The Hungarian government learned of Strandsson's story and anounced on its official website that it was willing to help her.
The statement said: "The Hungarian State is ready to recognise the girl from Iran as a refugee who the Swedish authorities intend to send back to the Islamic Republic despite the fact that her life would be in considerable danger on account of having converted to Christianity."
Deputy Prime Minister Zsolt Semjén, who is currently performing the duties of Prime Minister as Viktor Orban is currently on leave, told a local newspaper: "If Aideen Strandsson seeks asylum in Hungary, at the end of the procedure - which naturally also involves national security screening - she may expect a favourable ruling as Hungary does not send anyone back to a country where his or her life or physical well-being may be in danger.
"Right from the beginning, we have differentiated between economic migrants and genuine asylum-seekers.
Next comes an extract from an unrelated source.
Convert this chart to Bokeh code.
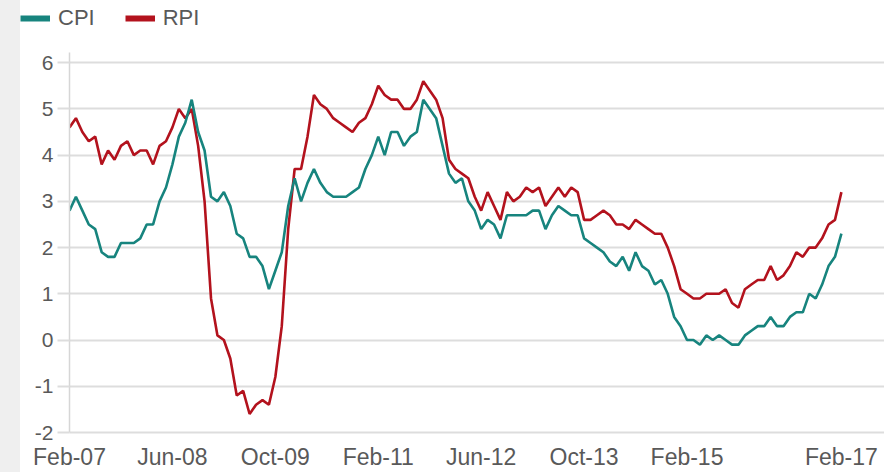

We protect Hungary from the invasion of migrants, but we provide help for genuine refugees, those whose lives are in direct danger on account of their religion, nationality or political affiliation."
Her deportation would arguably be a violation of the Geneva Convention on Refugees which asserts that a refugee should not be returned to a country where they face serious threats to their life or freedom.
Strandsson, whose application for asylum was recently rejected by the Swedish authorities for the second time, arrived in Sweden in 2014, and soon thereafter converted to Christianity by asking for a public baptism.